When the occurrence of a crisis shifts a business off its course, there have to be plans in place to recover. This is where the business is tested and its virtues are put into the proving ground. All through a business’s life, its leading figures will discuss the various merits that have given them success.
Strong leadership, an identifiable work culture, risk management and teamwork are all solid virtues for any business to have. There are many more – such as diversity and inclusivity – which modern businesses can’t do without. But when it comes to crisis times, these virtues are usually forgotten about in favour of the more pressing, immediate concerns.
But why? The strengths of a business should all be brought together in a time of crisis. Leaving some behind or conveniently forgetting them at the end of a month doesn’t show them off as the strengths they are. Many companies and businesses fall back on the old reliable ideals that are commonplace in the world of business without expanding on their other aspects. They essentially use diversity and inclusivity as marketing, rather than as true business virtues. They do this because they can’t see the benefits of D&I during a crisis time, and that neglect has sunk more businesses during this pandemic than it saved.
With that said, here are four reasons – to start – why diversity and inclusivity matter more during COVID-19 than they did before:
1. It Leads New Age Workforces
Diverse and inclusive workplaces will bring in not just diversity of background but a diversity of ideas that can help transform their workplace environment to suit the needs of the now and look forward to the future. The pandemic has negatively affected businesses that had no way of changing because the only ideas that came from within were regulated towards finding a way to backtrack and go to what worked before. They were, in a word, old.
A company that focuses on D&I will have new voices capable of bringing in new ideas and ways to work, which can help innovate the work experience and stay updated with the ever-changing world outside. This includes pandemic response and adapting to new regulations and mandates to keep the business going. Without those new ideas, old businesses could not rise to meet new challenges.
2. Inclusive Culture Provides Resilience
A workplace culture can be seen as a foundational aspect, something that can’t – or shouldn’t – change over time from the top down. These include things like environment and incentives, the driving forces which keep people coming back to work for a certain place, or choosing to forward their careers with one business over others in the same sector. Someone can choose to work somewhere because of how it feels. But if all of those incentives and structures are geared toward one specific group of people, it will deprive others of the motivation necessary to flourish.
Growing a diverse and inclusive workplace helps to broaden the culture, which in turn allows more ideas to be accepted into it from outside. An old culture can only work with old problems, and COVID-19 is a very new kind of problem – worse than any other pandemic that came before it – and requires a very different work culture to work with the changes it has made. These include things like remote work, higher workplace regulations and safety measures, and medical incentives to keep employees healthy throughout the event. Fostering a diverse and inclusive culture strengthens a business from within.

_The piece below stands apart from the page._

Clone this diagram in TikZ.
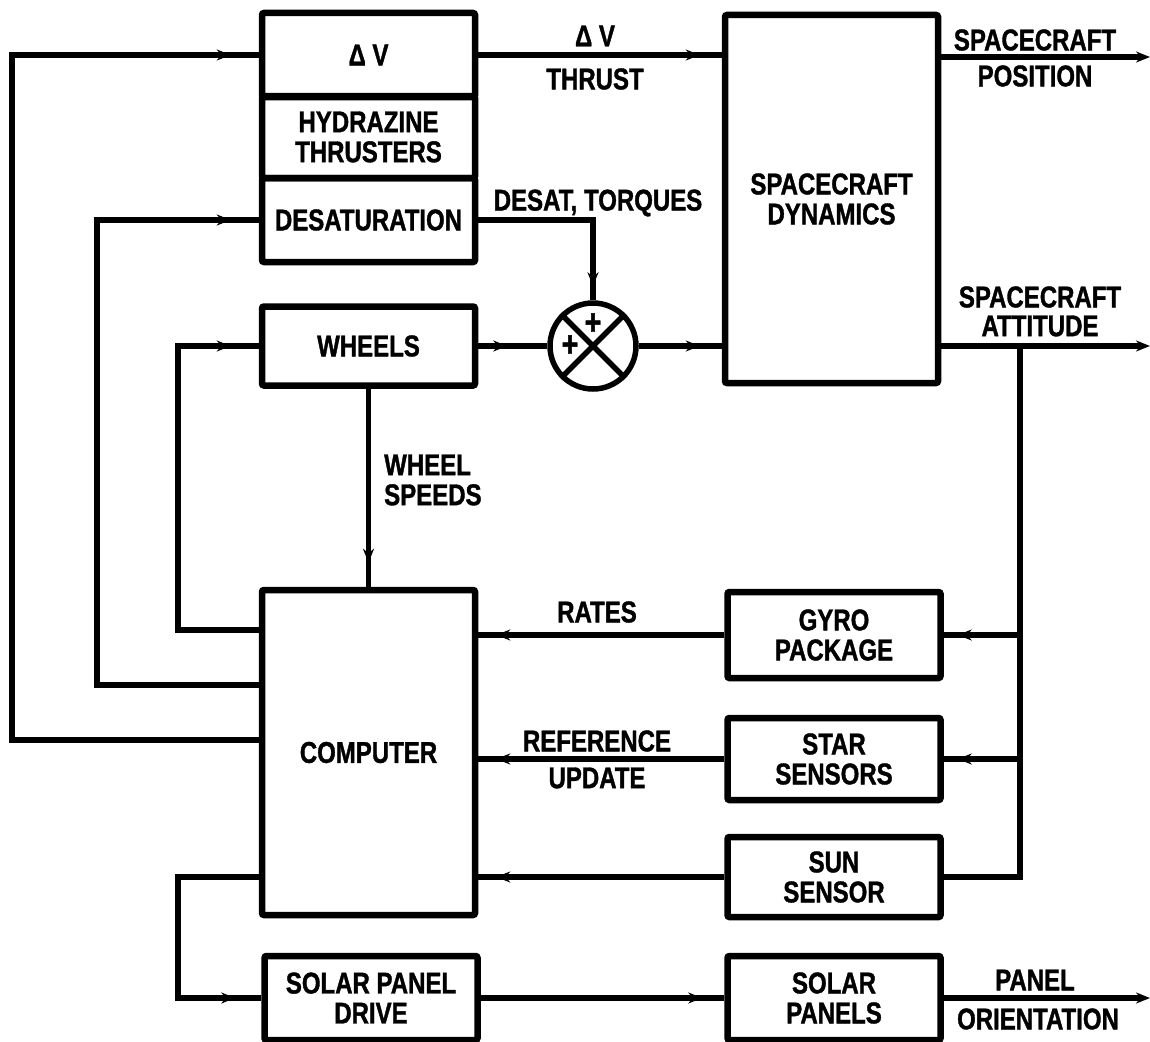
\documentclass[tikz,border=0pt]{standalone}
\usepackage{fontspec}
\setmainfont{Liberation Sans}[FakeStretch=0.8, BoldFeatures={FakeBold=1.2}]
\usetikzlibrary{arrows.meta,decorations.markings,calc}
\begin{document}
\begin{tikzpicture}[x=1pt,y=-1pt,
  txt/.style={font=\fontsize{30}{30}\selectfont\bfseries, align=center, inner sep=0pt},
  blk/.style={txt, draw, line width=6.5pt, rounded corners=2pt, minimum width=213pt},
  ln/.style={line width=5.5pt},
  arr/.style={ln, postaction={decorate}, decoration={markings, mark=at position #1 with {\arrow{Stealth[length=14pt,width=11pt]}}}},
  endarr/.style={ln, -{Stealth[length=14pt,width=11pt]}}
]
\useasboundingbox (0,0) rectangle (1150,1041);
% blocks
\node[blk, minimum height=84pt] (dv) at (368.5,55) {Δ V};
\node[blk, minimum height=82pt] (hyd) at (368.5,137) {HYDRAZINE\\THRUSTERS};
\node[blk, minimum height=84pt] (des) at (368.5,220) {DESATURATION};
\node[blk, minimum height=368pt] (dyn) at (831.5,199) {SPACECRAFT\\DYNAMICS};
\node[blk, minimum height=79pt] (wh) at (368.5,346) {WHEELS};
\node[blk, minimum height=325pt] (comp) at (368.5,752.5) {COMPUTER};
\node[blk, minimum height=86pt] (gyro) at (834,635) {GYRO\\PACKAGE};
\node[blk, minimum height=82pt] (star) at (834,759) {STAR\\SENSORS};
\node[blk, minimum height=80pt] (sun) at (834,877) {SUN\\SENSOR};
\node[blk, minimum height=84pt] (spd) at (371,998) {SOLAR PANEL\\DRIVE};
\node[blk, minimum height=84pt] (sp) at (834,998) {SOLAR\\PANELS};
% summing junction
\node[draw, circle, line width=5.5pt, minimum size=86pt, inner sep=0pt] (sum) at (593,346) {};
\draw[ln] (sum.north west) -- (sum.south east);
\draw[ln] (sum.north east) -- (sum.south west);
\node[txt, font=\fontsize{36}{36}\selectfont\bfseries] (p1) at (593,324) {+};
\node[txt, font=\fontsize{36}{36}\selectfont\bfseries] (p2) at (570,346) {+};
% coordinates
\coordinate (o1) at (12,740);
\coordinate (d1) at (97,685);
\coordinate (w1) at (178,630);
\coordinate (s1) at (178,877);
\coordinate (ra) at (1020,346);
\coordinate (posout) at (1150,57);
\coordinate (attout) at (1150,346);
\coordinate (panout) at (1150,998);
% connectors
\draw[arr=-22pt] (dv.east) -- (dv.east -| dyn.west);
\draw[endarr] (dyn.east |- posout) -- (posout);
\draw[arr=-14pt] (des.east) -| (sum.north);
\draw[arr=-40pt] (wh.east) -- (sum.west);
\draw[arr=-22pt] (sum.east) -- (wh.east -| dyn.west);
\draw[endarr] (dyn.east |- ra) -- (attout);
\draw[ln] (ra) |- (sun.east);
\draw[arr=-14pt] (ra |- gyro.east) -- (gyro.east);
\draw[arr=-14pt] (ra |- star.east) -- (star.east);
\draw[arr=-18pt] (gyro.west) -- (gyro.west -| comp.east);
\draw[arr=-18pt] (star.west) -- (star.west -| comp.east);
\draw[arr=-18pt] (sun.west) -- (sun.west -| comp.east);
\draw[arr=-24pt] (wh.south) -- (comp.north);
\draw[arr=-28pt] (comp.west |- w1) -- (w1) |- (wh.west);
\draw[arr=-28pt] (comp.west |- d1) -- (d1) |- (des.west);
\draw[arr=-28pt] (comp.west |- o1) -- (o1) |- (dv.west);
\draw[arr=-26pt] (comp.west |- s1) -- (s1) |- (spd.west);
\draw[arr=-22pt] (spd.east) -- (sp.west);
\draw[endarr] (sp.east) -- (panout);
% labels
\node[txt] (l1) at (595,36) {Δ V};
\node[txt] (l2) at (595,79) {THRUST};
\node[txt] (l3) at (598,203) {DESAT, TORQUES};
\node[txt] (l4) at (1035,40) {SPACECRAFT};
\node[txt] (l5) at (1035,76) {POSITION};
\node[txt] (l6) at (1040,297) {SPACECRAFT};
\node[txt] (l7) at (1040,326) {ATTITUDE};
\node[txt, align=left, anchor=west] (l8) at (384,480) {WHEEL\\SPEEDS};
\node[txt] (l9) at (597,612) {RATES};
\node[txt] (l10) at (597,741) {REFERENCE};
\node[txt] (l11) at (597,778) {UPDATE};
\node[txt] (l12) at (1035,980) {PANEL};
\node[txt] (l13) at (1038,1019) {ORIENTATION};
\end{tikzpicture}
\end{document}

3. Include New Talent and Innovation
When hiring back from a major loss, a business must strike up a good balance between experience and new, endearing talent. Hiring the same old types produces the same old results, and the world isn’t the same old world anymore. Whole generations are being shuffled and held back because of the pandemic and the responses to it. And its effects are not equal across the board.
Certain demographics are hit harder by restrictions, regulations and the effects of the pandemic than others. By including them, a business not only forwards a conscious effort to do well by embattled communities, it is rewarded with their perspectives and ideas.
Diverse companies have proven statistical records of being more productive, more agile and more driven overall. It fosters a healthy degree of inside competition when people with different backgrounds exchange ideas. Instead of being seen as the same and lacking the commitment to exceed their peers, diverse teams will be more motivated to do better and lead by positive examples. This lifts everyone up to a higher standard of work and credibility.
4. Diverse Teams Work Harder
Adding to a workplace is challenging. With so many lay-offs and an uncertain future, many businesses are facing the prospect of having to rely on a reduced workforce indefinitely, which many cannot do. Those who can have also had to face the idea of needing new employees as things reopen and regulations change. Business can sink or rise at a moment’s notice, so a flexible team is required to meet these flexible demands.
A diverse and inclusive team can collaborate more easily with people from a similar background and form more meaningful connections with customers who are similar to them. It’s the nature of business itself for customers to gravitate towards those who seem familiar to them. By uniting a workforce around a common goal or culture, they can bring their individual strengths of their backgrounds to the forefront and use them as talents to understand new problems from complex, identity-based angles. It’s more than just hiring a group of diverse people to look good on a business photo. Each one has ties to different groups, understands problems that others don’t, and by bringing those unique perspectives together it broadens the business’s view of the world as well.